1. Rank and File
Roughly 1.35 million Jews fought in
World War I, in the following armies:
500,000 – Russian
320,000 – Austro-Hungarian
250,000 – American
100,000 – German
55,000 – French
35,000 – British
2. Jew against Jew
In dozens of documented cases, Jews under opposing national flags fought and killed each other. Many Jewish authors later gave their experiences literary form. (See “War of Words,” p. 62.)
3. Gone Forever
Some 12,000 Jews were killed in the German army alone, amounting to 12% of the German Jews who enlisted.
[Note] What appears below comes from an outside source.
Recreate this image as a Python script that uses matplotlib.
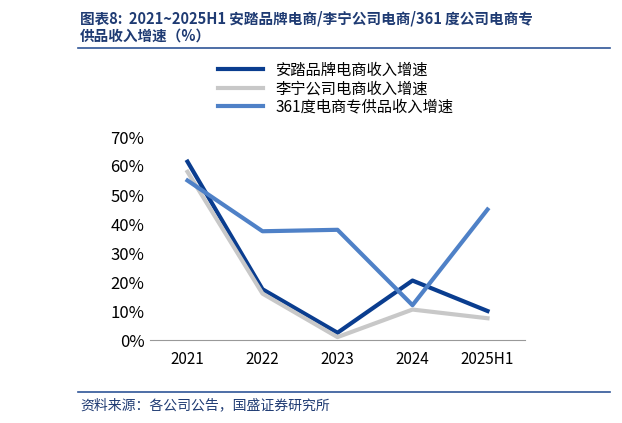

No other powers specified Jewish casualties.
4.Names of Peace
The number of Jewish children named Solomon (Shlomo) and Shulamith, both deriving from shalom, shot up during and shortly after the war. Many Jews hoped World War I would be the war to end all wars. Then came World War II, in which many of those Solomons and Shulamiths were murdered along with millions of other Jews.
5. Spanish Flu
Tens of thousands of Jews, civilians as well as soldiers, were killed in the war, but who knows how many more succumbed to the Spanish flu, which ravaged Western Europe in 1918–9? The epidemic claimed fifty million lives worldwide.
6. Fame and Glory
The five thousand Jewish soldiers who fought under their own national banner in the Zion Mule Corps and the Jewish Legion were the best-known Jewish combatants in World War I. They constituted only one-seventh of the Jewish soldiers serving in His Majesty’s forces, and not even a third of a percent of all Jews fighting in the war, but their political importance as a visibly Jewish unit far exceeded their numbers.
Many Jews were decorated for bravery by both Allied armies and the Central Powers, though the Nazis subsequently stripped all German Jewish veterans of their medals.
7. Ask the Rabbi
Every army counted rabbis among its ranks, while some even had Jewish chaplains. But there was no kosher food, so observant Jewish soldiers had to fend for themselves and eat what they could.
8. Systematic Massacre
The German army systematically terrorized the inhabitants of the areas it conquered, particularly in France and Belgium. German soldiers murdered thousands of innocent civilians and burned down entire villages. Combined with the massacre of Armenians all over the Ottoman Empire by the kaiser’s Turkish allies, these atrocities set the stage for the German genocide of World War II.